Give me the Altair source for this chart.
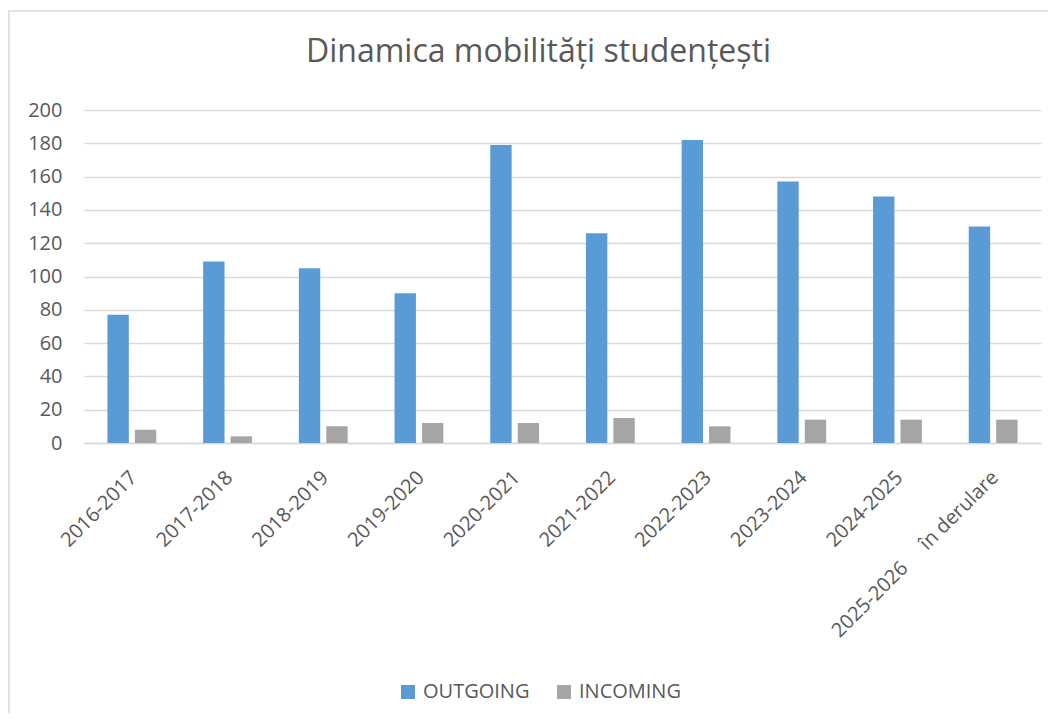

........

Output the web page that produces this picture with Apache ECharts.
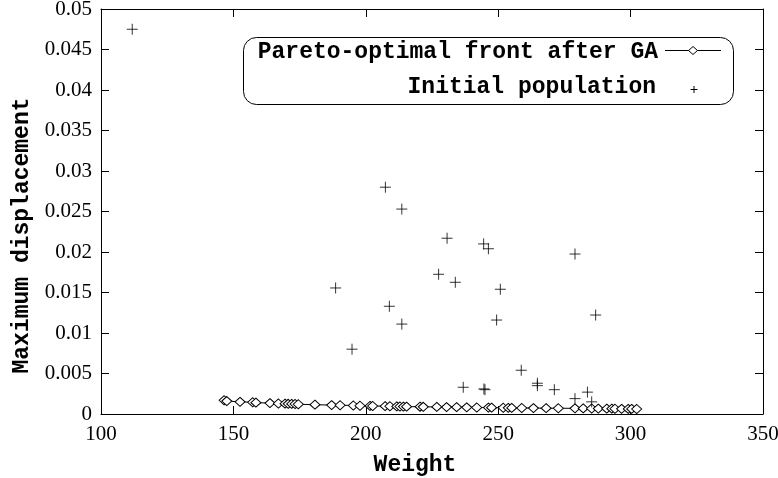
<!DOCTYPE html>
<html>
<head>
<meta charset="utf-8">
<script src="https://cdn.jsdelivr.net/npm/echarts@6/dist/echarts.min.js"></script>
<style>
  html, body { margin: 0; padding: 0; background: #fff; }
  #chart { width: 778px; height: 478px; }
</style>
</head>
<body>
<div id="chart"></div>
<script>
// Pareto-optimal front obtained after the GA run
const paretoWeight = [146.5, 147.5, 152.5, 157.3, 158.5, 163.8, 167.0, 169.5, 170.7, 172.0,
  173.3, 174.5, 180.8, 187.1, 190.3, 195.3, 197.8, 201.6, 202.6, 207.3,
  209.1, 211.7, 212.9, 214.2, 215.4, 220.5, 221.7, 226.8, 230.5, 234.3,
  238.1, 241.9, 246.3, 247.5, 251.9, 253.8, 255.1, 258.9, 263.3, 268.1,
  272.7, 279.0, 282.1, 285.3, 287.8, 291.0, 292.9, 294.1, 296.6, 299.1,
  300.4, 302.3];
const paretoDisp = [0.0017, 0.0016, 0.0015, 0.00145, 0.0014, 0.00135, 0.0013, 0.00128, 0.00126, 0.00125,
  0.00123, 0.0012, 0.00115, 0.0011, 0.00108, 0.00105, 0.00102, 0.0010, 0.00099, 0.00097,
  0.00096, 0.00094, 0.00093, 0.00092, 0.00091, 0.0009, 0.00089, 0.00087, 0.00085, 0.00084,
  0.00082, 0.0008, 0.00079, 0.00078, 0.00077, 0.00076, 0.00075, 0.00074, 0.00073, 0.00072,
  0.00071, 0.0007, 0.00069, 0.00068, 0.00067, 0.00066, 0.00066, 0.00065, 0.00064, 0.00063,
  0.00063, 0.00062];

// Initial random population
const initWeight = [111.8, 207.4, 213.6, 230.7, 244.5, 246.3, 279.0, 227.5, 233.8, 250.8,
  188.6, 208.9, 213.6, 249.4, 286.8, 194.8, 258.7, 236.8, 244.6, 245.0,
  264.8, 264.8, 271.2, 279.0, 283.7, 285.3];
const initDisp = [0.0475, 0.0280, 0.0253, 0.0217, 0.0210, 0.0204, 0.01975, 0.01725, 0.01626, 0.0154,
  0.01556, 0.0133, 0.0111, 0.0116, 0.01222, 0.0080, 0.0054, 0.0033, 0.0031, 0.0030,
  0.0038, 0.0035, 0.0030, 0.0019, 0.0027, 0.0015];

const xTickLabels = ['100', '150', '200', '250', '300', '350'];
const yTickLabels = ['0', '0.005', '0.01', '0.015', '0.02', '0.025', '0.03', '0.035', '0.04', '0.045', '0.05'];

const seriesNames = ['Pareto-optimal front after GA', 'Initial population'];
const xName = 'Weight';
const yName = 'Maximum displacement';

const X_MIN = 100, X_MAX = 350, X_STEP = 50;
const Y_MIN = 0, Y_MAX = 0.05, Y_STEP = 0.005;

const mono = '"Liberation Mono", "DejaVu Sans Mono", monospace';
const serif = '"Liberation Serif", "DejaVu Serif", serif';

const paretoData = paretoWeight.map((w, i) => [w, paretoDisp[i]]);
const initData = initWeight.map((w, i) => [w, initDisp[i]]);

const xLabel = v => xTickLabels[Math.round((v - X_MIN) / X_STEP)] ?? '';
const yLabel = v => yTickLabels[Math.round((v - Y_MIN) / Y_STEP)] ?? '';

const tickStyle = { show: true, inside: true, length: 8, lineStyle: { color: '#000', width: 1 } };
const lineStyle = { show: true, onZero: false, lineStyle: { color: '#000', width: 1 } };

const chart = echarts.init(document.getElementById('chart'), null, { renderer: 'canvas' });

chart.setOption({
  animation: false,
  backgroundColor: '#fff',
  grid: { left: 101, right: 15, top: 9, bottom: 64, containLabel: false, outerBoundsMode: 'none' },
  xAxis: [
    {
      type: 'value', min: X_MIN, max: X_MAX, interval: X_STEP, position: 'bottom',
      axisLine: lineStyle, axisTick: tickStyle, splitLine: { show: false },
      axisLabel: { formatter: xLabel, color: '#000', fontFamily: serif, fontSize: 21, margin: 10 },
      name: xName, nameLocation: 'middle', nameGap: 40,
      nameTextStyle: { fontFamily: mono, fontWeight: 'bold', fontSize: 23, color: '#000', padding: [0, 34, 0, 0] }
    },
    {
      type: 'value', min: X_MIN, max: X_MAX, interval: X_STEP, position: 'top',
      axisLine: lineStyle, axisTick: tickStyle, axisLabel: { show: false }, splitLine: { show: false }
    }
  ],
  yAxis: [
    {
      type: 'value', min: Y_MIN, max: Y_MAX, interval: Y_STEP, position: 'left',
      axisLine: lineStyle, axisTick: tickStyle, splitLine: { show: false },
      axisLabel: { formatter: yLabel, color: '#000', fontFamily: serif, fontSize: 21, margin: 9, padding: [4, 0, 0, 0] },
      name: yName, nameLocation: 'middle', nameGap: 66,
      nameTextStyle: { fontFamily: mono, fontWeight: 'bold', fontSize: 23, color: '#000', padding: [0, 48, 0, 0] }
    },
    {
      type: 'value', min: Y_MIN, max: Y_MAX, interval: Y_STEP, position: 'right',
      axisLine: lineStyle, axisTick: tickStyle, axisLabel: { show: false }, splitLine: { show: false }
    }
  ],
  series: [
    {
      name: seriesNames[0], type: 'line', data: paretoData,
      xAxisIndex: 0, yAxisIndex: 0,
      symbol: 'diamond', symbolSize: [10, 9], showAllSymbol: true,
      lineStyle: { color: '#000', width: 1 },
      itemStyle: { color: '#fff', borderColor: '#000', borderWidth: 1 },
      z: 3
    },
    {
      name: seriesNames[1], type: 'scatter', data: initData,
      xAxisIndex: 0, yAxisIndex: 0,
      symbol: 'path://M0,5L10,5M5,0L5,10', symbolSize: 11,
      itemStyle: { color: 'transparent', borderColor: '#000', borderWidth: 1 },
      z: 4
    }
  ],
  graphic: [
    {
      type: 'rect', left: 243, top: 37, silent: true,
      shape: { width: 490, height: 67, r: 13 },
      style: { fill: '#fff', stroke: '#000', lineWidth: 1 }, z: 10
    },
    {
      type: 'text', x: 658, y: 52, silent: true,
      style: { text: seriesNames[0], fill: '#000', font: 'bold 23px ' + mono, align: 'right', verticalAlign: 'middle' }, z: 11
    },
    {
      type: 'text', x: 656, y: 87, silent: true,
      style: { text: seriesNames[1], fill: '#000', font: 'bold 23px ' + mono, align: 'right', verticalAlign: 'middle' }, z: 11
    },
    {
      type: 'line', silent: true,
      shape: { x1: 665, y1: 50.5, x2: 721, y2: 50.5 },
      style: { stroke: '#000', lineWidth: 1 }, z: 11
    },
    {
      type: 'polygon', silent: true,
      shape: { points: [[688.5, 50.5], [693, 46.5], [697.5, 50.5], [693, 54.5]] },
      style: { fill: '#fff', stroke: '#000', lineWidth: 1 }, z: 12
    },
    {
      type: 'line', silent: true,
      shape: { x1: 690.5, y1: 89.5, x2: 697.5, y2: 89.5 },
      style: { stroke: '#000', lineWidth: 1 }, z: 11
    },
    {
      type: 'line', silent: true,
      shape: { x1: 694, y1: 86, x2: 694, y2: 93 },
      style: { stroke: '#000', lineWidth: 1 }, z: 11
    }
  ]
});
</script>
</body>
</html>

........

→ Task requirements
Track down every line with the word "this" and copy it.

→ The result
Give me the Altair source for this chart.
Output the web page that produces this picture with Apache ECharts.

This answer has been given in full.